Bright, articulate, confident students lead the way at archdiocesan school

Lisa Johnston |

A senior at Trinity Catholic High School, Sydnie Martin plans to study accounting in college. She already has been accepted to half of the eight schools to which she has applied, and is likely to attend a smaller college in Missouri.

The graduate of St. Angela Merici Grade School played on the volleyball and soccer teams at Trinity, is a member of the National Honor Society, Renaissance Club, Diversity Council, Student Council and Student Ambassadors.

Bright, articulate and confident, she attributes her success in part to the Trinity community.
"It's the teachers, staff and students," Sydnie said. "They really prepare you."

And the president and principal know students by name.

"You're not just a number," she said.

Dan Jedding, another Trinity senior, also is finalizing college plans, thinking about majoring in actuarial finance. When he graduates, he'll have 58 hours of college-credit classes, taken at a significant cost-savings

The college-credit courses are opportunities "to challenge myself a little more," he said. "I like the challenge to see what it's like to be a college student. ... It prepares me for what it's going to be like for me next year."

He most enjoyed the pre-calculus/calculus course taught by Tom Shannon, whose approach to the material he admired. He said teachers such as Shannon present the tougher material in a way that high school students understand.

Dan has played baseball and soccer at Trinity; one of the things he liked about the school originally was that he could balance sports and academics while excelling at both. He also participates in the National Honor Society and Student Ambassadors.

"We're really close as a school," he said. "I know everyone in my school. ... I know most of the teachers. I feel I'm closer with the kids than I would be at bigger schools. I have more friends who are great and different and spectacular in their own ways."

Consistently, 99 percent of Trinity Catholic graduates go on to post-secondary education at universities, colleges and trade schools. Recent graduates have been accepted at Stanford, UCLA, Northwestern, Georgetown, St. Louis University, Xavier, the University of Missouri, the University of Illinois and elsewhere.

Students start college preparation as freshman.

"Freshman year is focused on grades and starting to think about college and careers they may be interested in," said Heather Gogel, a guidance counselor at Trinity.

Gogel meets with each junior and senior as well as their parents to work on their plans, spending extra time with students who would be the first in their families to attend college. Scholarships and financial aid are a big part of the discussion. Preparation for the ACT test also is emphasized.

ACT scores vary, but Trinity students who take college-credit courses have an average score of 28.

"I get just as excited as the students do when I see their scores," Gogel said.

A teacher also serves as a freshman advocate, overseeing the transition from grade school. Other efforts assist students if they fall behind.

The college preparatory curriculum meets a wide range of student abilities, interests and career goals, providing courses that challenge students on all ability levels.
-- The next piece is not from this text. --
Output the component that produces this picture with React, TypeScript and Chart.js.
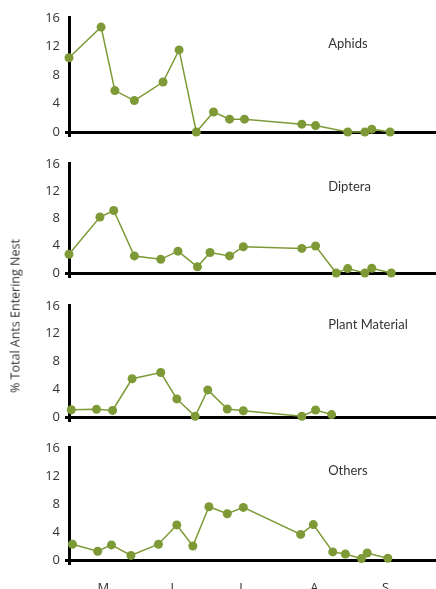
import React, { useEffect, useRef } from "react";
import { Chart, registerables } from "chart.js";

Chart.register(...registerables);

// ---- data (x = day of year, y = % total ants entering nest) ----
const monthTickDays = [135, 165, 195, 227, 258];
const monthTickLabels = ["M", "J", "J", "A", "S"];
const yTickValues = [0, 4, 8, 12, 16];

const aphidsDays = [120, 134, 140, 148.5, 161, 168, 175.5, 183, 190, 196.5, 221.5, 227.5, 241.5, 249, 252, 260];
const aphidsValues = [10.4, 14.7, 5.8, 4.4, 7.0, 11.5, 0, 2.8, 1.8, 1.8, 1.1, 0.9, 0, 0, 0.4, 0];

const dipteraDays = [120, 133.5, 139.5, 148.5, 160, 167.5, 176, 181.5, 190, 196, 221.5, 227.5, 236.5, 241.5, 249, 252, 260.5];
const dipteraValues = [2.75, 8.2, 9.15, 2.5, 2.0, 3.2, 0.9, 3.0, 2.5, 3.85, 3.6, 3.95, 0, 0.65, 0, 0.7, 0];

const plantDays = [121, 132, 139, 147.5, 160, 167, 175, 180.5, 189, 196, 221.5, 227.5, 234.5];
const plantValues = [1.05, 1.1, 0.95, 5.5, 6.4, 2.6, 0.1, 3.9, 1.15, 0.9, 0.1, 1.0, 0.35];

const othersDays = [121.5, 132.5, 138.5, 147, 159, 167, 174, 181, 189, 196, 221, 226.5, 235, 240.5, 247.5, 250, 259];
const othersValues = [2.25, 1.25, 2.15, 0.65, 2.25, 5.0, 2.0, 7.6, 6.6, 7.5, 3.65, 5.05, 1.15, 0.85, 0.2, 1.0, 0.25];

const panelTitles = ["Aphids", "Diptera", "Plant Material", "Others"];
const yAxisTitle = "% Total Ants Entering Nest";

const X_MIN = 120;
const X_MAX = 280;
const LINE_COLOR = "#7d9a36";
const TEXT_COLOR = "#333333";

const panelTitlePlugin = {
  id: "panelTitle",
  afterDatasetsDraw(chart: any, _args: any, opts: any) {
    const { ctx, scales } = chart;
    const x = scales.x;
    const y = scales.y;
    ctx.save();
    ctx.font = "13px Lato, 'Open Sans', sans-serif";
    ctx.fillStyle = TEXT_COLOR;
    ctx.textAlign = "left";
    ctx.textBaseline = "middle";
    ctx.fillText(opts.text, x.getPixelForValue(opts.day), y.getPixelForValue(opts.value));
    ctx.restore();
  },
};

type PanelProps = {
  days: number[];
  values: number[];
  title: string;
  titleValue: number;
  top: number;
  plotHeight: number;
  axisHeight: number;
  showMonths: boolean;
};

const PAD_TOP = 12;

function Panel({ days, values, title, titleValue, top, plotHeight, axisHeight, showMonths }: PanelProps) {
  const ref = useRef<HTMLCanvasElement | null>(null);
  const height = PAD_TOP + plotHeight + axisHeight;

  useEffect(() => {
    if (!ref.current) return;
    const chart = new Chart(ref.current, {
      type: "line",
      data: {
        datasets: [
          {
            data: days.map((d, i) => ({ x: d, y: values[i] })),
            borderColor: LINE_COLOR,
            backgroundColor: LINE_COLOR,
            borderWidth: 1.5,
            pointRadius: 4.5,
            pointBorderWidth: 0,
            pointBackgroundColor: LINE_COLOR,
            tension: 0,
            clip: false as any,
          },
        ],
      },
      options: {
        animation: false,
        responsive: false,
        events: [],
        layout: { autoPadding: false, padding: { top: PAD_TOP, left: 0, right: 0, bottom: 0 } },
        plugins: {
          legend: { display: false },
          tooltip: { enabled: false },
          title: { display: false },
          panelTitle: { text: title, day: 233, value: titleValue },
        } as any,
        scales: {
          x: {
            type: "linear",
            min: X_MIN,
            max: X_MAX,
            afterBuildTicks: (scale: any) => {
              scale.ticks = [X_MIN, ...monthTickDays].map((v) => ({ value: v }));
            },
            afterFit: (scale: any) => {
              scale.height = axisHeight;
            },
            grid: {
              drawOnChartArea: false,
              drawTicks: true,
              tickLength: 5,
              tickWidth: 3,
              tickColor: (ctx: any) => (ctx.tick && ctx.tick.value === X_MIN ? "#000" : "rgba(0,0,0,0)"),
            },
            border: { display: true, color: "#000", width: 3 },
            ticks: {
              autoSkip: false,
              maxRotation: 0,
              padding: 15,
              color: TEXT_COLOR,
              font: { family: "'Open Sans', sans-serif", size: 13 },
              callback: (v: any) => {
                if (!showMonths) return "";
                const i = monthTickDays.indexOf(Number(v));
                return i >= 0 ? monthTickLabels[i] : "";
              },
            },
          },
          y: {
            type: "linear",
            min: 0,
            max: 16,
            afterBuildTicks: (scale: any) => {
              scale.ticks = yTickValues.map((v) => ({ value: v }));
            },
            afterFit: (scale: any) => {
              scale.width = 69;
            },
            grid: {
              drawOnChartArea: false,
              drawTicks: true,
              tickLength: 4,
              tickWidth: 3,
              tickColor: (ctx: any) => (ctx.tick && ctx.tick.value === 0 ? "#000" : "rgba(0,0,0,0)"),
            },
            border: { display: true, color: "#000", width: 3 },
            ticks: {
              padding: 5,
              color: TEXT_COLOR,
              font: { family: "'Open Sans', sans-serif", size: 13 },
            },
          },
        },
      },
      plugins: [panelTitlePlugin],
    });
    return () => chart.destroy();
  }, [days, values, title, titleValue, plotHeight, axisHeight, showMonths]);

  return (
    <canvas
      ref={ref}
      width={436}
      height={height}
      style={{ position: "absolute", left: 0, top: top - PAD_TOP, width: 436, height }}
    />
  );
}

export default function App() {
  return (
    <div
      style={{
        position: "fixed",
        left: 0,
        top: 0,
        width: 436,
        height: 589,
        overflow: "hidden",
        background: "#fff",
      }}
    >
      <Panel days={aphidsDays} values={aphidsValues} title={panelTitles[0]} titleValue={12.4} top={17} plotHeight={115} axisHeight={14} showMonths={false} />
      <Panel days={dipteraDays} values={dipteraValues} title={panelTitles[1]} titleValue={12.6} top={163} plotHeight={110} axisHeight={14} showMonths={false} />
      <Panel days={plantDays} values={plantValues} title={panelTitles[2]} titleValue={13.2} top={305} plotHeight={112} axisHeight={14} showMonths={false} />
      <Panel days={othersDays} values={othersValues} title={panelTitles[3]} titleValue={12.7} top={447} plotHeight={113} axisHeight={50} showMonths={true} />
      <div
        style={{
          position: "absolute",
          left: 15,
          top: 316,
          transform: "translate(-50%, -50%) rotate(-90deg)",
          whiteSpace: "nowrap",
          fontFamily: "'Open Sans', sans-serif",
          fontSize: 12.5,
          color: TEXT_COLOR,
        }}
      >
        {yAxisTitle}
      </div>
    </div>
  );
}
Trinity employs a full-time learning consultant to work with students with diagnosed learning challenges.

Trinity is known for its diversity -- academic, economic, faith, culture and race. The knowledge and friendship with a cross-section of people is seen as an advantage, enabling students to better adapt to a multicultural world.

In her seventh year as principal, Nancy Lydon was attracted to the school's mission as "a welcoming and caring community committed to graduating responsible citizens grounded in Christian values, dedicated to serving others and engaged in lifelong learning."
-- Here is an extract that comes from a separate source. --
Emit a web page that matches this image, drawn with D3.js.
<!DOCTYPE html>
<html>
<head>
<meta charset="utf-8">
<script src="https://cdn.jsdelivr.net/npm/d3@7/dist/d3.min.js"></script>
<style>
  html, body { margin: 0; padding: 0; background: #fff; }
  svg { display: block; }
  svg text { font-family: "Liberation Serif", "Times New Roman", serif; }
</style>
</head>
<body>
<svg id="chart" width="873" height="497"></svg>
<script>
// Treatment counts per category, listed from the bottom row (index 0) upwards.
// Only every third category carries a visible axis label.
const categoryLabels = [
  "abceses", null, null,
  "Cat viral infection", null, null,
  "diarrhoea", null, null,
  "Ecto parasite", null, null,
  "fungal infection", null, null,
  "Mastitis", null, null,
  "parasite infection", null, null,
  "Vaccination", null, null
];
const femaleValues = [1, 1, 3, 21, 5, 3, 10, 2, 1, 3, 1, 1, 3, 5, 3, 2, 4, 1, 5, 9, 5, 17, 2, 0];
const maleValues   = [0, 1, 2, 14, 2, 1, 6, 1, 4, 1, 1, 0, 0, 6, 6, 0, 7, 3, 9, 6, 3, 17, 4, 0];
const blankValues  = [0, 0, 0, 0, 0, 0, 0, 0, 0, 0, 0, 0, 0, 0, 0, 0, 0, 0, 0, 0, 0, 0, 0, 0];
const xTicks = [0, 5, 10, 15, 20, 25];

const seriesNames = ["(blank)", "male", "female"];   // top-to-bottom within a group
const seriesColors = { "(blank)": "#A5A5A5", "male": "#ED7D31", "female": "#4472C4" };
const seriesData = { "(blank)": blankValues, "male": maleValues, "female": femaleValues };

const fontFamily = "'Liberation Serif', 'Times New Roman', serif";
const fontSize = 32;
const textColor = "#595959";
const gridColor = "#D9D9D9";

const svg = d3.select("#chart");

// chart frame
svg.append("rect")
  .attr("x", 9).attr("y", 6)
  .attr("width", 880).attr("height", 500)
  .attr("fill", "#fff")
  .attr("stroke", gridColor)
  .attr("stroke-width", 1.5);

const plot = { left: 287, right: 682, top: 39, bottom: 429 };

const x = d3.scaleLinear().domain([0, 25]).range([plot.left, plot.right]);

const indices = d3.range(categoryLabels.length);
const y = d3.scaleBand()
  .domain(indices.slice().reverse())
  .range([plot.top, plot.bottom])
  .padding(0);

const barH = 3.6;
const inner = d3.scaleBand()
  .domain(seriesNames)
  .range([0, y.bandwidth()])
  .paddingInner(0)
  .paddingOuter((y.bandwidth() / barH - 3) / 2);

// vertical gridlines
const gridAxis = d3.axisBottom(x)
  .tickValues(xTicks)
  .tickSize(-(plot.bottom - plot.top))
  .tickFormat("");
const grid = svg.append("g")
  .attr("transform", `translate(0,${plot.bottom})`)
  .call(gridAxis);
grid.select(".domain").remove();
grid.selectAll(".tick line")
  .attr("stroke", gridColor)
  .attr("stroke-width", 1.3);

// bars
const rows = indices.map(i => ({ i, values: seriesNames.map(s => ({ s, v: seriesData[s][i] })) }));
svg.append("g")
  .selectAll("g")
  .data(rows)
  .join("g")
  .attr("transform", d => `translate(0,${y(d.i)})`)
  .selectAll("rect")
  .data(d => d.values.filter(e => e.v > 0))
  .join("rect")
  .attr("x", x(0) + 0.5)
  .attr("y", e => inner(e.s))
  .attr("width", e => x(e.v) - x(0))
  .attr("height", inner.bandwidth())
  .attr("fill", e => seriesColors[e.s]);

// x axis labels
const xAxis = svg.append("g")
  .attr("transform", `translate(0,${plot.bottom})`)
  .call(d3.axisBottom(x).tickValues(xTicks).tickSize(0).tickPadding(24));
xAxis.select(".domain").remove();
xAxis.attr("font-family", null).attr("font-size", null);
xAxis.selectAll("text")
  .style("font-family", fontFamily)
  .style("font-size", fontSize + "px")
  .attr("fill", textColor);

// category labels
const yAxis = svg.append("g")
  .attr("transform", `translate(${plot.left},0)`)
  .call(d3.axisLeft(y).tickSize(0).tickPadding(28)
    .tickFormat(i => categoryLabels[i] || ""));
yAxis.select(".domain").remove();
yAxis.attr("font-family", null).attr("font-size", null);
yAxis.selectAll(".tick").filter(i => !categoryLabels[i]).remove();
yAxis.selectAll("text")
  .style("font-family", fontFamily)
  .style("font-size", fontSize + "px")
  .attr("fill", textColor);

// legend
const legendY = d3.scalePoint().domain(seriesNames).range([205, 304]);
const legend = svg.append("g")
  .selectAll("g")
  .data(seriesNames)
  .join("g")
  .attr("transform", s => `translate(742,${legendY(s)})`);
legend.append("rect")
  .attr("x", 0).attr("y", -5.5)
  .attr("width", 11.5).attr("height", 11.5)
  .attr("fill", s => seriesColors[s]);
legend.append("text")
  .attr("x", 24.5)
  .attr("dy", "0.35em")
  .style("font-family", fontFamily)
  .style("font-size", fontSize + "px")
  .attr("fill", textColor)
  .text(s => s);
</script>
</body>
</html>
According to Lydon, the school is proud to be Catholic and to support the teachings of the Church, which is evident in its belief statement: "Christ is the reason for this school. He is the unseen but ever-present teacher in its classrooms."

Trinity Catholic High School

Trinity Catholic High School, the only archdiocesan high school in North St. Louis County, is offering a $2,000 incentive to prospective freshman students for the 2015-16 school year. The incentive will carry over through four years, provided registration deadlines are met each year.
Students and their parents have until Feb. 19 to register to take advantage of the savings of nearly 25 percent. Tuition and fees for the 2015-16 school year at Trinity Catholic before the savings is $9,000 for Catholic students and $9,575 for non-Catholic students. The new rate also will include a $500 decrease for current students.

Some features of Trinity:

• With a co-educational enrollment of 281, Trinity excels in a number of areas, including science and technology. Under the guidance of chemistry/physics teacher Frank Cange, the school's Worldwide Youth in Science and Engineering academic team has in recent years finished in the top five among high school competitors, winning the state championship in 2012.

• Each student uses an iPad at school and at home for the entire time he/she is enrolled at Trinity Catholic, which has a wireless campus.

• Students can earn up to 58 hours of college credit.

• A full slate of elective offerings includes industrial technology, business, media, computer science, band and choir, art and family and consumer science.

• Faith life includes an all-school Mass each month, prayer twice a day, campus ministry, retreats, service and a Mission for Life Team.